* START COLLECTED MATERIAL *

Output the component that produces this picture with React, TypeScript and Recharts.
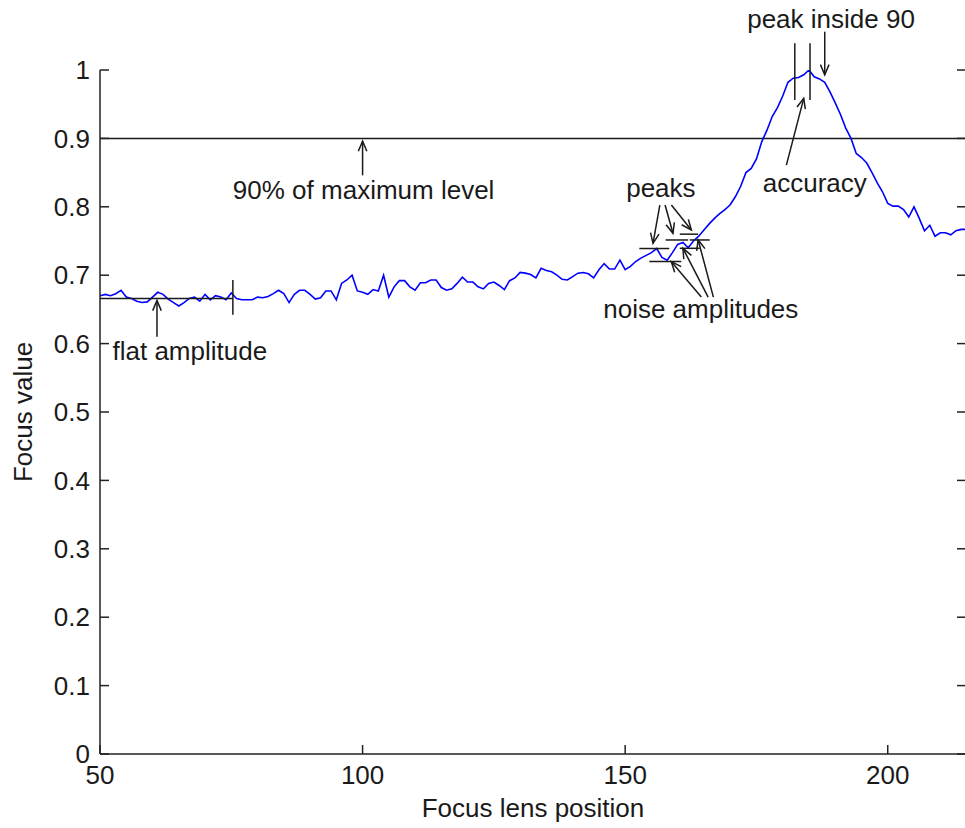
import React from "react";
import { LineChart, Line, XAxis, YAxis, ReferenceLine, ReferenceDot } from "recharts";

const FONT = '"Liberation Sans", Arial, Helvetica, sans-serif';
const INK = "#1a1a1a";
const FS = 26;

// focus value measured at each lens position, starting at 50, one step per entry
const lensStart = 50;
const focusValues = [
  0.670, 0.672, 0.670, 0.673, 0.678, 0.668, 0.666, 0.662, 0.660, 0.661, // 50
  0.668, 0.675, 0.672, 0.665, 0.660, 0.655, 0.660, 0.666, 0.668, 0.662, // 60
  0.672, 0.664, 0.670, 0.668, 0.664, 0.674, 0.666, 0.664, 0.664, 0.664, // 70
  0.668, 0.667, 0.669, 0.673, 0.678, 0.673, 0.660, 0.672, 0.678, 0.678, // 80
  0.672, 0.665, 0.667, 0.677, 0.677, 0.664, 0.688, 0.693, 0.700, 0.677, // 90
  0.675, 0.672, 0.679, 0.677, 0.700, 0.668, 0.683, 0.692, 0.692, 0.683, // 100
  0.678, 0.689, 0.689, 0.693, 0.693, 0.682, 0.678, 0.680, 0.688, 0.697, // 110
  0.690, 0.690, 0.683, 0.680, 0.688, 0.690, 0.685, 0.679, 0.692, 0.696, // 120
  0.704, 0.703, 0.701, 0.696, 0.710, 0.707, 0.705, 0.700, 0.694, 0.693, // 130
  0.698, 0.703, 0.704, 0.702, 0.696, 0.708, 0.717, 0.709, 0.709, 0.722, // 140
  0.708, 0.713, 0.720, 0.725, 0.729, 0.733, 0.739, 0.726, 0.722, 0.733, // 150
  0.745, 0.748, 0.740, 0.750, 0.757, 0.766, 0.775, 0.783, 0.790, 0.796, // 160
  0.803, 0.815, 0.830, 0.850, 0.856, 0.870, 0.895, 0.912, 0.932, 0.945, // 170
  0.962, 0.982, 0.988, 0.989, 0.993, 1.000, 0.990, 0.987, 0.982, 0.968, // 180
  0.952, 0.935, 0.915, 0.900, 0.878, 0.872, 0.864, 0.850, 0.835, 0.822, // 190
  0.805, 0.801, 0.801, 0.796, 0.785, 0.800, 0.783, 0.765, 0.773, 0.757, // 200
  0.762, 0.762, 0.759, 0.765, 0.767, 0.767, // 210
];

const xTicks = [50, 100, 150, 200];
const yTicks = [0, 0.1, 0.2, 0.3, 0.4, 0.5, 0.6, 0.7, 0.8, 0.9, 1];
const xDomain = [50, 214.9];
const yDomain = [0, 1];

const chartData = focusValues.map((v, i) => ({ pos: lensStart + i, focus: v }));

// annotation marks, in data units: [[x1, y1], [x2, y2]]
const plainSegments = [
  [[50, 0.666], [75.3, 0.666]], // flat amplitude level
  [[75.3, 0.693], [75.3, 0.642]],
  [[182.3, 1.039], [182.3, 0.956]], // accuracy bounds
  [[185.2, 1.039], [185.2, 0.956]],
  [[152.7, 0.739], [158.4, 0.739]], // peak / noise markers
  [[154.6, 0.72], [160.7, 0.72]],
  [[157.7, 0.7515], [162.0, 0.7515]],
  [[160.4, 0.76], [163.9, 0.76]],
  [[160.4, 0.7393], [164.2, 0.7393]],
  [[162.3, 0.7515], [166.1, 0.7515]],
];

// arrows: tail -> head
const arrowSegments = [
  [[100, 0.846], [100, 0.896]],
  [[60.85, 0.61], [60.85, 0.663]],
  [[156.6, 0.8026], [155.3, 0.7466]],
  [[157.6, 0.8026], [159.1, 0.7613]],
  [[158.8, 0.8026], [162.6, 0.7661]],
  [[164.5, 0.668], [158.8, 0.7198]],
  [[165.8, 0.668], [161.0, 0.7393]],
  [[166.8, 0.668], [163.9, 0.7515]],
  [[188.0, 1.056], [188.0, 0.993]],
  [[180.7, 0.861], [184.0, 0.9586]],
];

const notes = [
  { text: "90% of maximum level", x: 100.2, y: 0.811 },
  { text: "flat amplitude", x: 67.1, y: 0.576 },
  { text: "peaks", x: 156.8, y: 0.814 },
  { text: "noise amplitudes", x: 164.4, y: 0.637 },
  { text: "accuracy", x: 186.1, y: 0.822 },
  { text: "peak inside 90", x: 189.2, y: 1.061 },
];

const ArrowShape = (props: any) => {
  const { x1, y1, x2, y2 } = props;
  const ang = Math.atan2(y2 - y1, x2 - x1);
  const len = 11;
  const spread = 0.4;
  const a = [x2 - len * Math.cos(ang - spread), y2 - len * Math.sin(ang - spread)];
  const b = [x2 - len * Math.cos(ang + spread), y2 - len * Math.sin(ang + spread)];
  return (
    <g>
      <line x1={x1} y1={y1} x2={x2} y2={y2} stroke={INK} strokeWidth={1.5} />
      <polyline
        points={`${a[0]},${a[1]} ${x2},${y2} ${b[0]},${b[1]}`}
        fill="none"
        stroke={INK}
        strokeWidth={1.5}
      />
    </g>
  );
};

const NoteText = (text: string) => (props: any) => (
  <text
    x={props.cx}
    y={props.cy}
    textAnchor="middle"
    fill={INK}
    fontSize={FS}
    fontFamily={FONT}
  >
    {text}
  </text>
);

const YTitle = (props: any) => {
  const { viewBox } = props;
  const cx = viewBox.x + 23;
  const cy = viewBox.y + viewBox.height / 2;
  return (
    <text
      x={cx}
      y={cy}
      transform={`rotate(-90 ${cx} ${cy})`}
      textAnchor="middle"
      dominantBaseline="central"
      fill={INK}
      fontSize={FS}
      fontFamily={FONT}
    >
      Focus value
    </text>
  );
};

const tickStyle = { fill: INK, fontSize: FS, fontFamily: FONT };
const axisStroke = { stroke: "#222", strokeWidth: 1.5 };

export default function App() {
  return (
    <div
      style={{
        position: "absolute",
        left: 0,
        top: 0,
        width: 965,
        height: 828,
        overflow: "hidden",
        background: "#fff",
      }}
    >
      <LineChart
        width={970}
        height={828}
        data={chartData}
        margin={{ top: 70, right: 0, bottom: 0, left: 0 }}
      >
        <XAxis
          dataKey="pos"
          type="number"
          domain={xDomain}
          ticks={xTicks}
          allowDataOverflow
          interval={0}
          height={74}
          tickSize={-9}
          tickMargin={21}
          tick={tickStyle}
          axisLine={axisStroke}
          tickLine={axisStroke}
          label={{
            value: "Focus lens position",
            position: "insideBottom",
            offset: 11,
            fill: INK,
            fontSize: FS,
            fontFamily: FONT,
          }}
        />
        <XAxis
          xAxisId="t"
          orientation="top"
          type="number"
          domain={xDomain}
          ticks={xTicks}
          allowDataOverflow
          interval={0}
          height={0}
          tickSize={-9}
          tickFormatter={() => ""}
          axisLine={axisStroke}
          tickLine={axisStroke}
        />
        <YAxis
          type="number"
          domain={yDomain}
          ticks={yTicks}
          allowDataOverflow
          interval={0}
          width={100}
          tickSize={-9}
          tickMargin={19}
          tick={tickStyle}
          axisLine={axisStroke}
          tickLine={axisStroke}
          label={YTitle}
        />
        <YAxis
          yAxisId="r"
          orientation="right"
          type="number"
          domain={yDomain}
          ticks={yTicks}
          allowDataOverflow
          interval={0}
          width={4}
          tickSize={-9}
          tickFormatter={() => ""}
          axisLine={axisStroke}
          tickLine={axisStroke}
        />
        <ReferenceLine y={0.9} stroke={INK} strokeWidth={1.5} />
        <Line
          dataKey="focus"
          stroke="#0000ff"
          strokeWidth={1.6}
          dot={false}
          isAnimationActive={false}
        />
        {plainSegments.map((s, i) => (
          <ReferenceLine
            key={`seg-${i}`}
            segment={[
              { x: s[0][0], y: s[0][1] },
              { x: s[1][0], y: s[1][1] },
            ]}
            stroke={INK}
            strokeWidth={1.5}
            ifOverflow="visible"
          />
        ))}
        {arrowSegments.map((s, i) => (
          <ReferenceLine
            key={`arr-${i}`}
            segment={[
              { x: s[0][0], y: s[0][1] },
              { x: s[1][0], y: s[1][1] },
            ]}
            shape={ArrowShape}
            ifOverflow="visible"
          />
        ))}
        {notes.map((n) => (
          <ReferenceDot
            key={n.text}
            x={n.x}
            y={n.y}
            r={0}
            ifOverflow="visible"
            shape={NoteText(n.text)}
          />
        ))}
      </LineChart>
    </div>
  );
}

* END COLLECTED MATERIAL *

• [PROBLEM REQUIREMENTS] Write out, word for word, the lines from the start of the data through the one holding "const FS = 26;". Omit pictures.

• [RESPONSE]
Output the component that produces this picture with React, TypeScript and Recharts.
import React from "react";
import { LineChart, Line, XAxis, YAxis, ReferenceLine, ReferenceDot } from "recharts";

const FONT = '"Liberation Sans", Arial, Helvetica, sans-serif';
const INK = "#1a1a1a";
const FS = 26;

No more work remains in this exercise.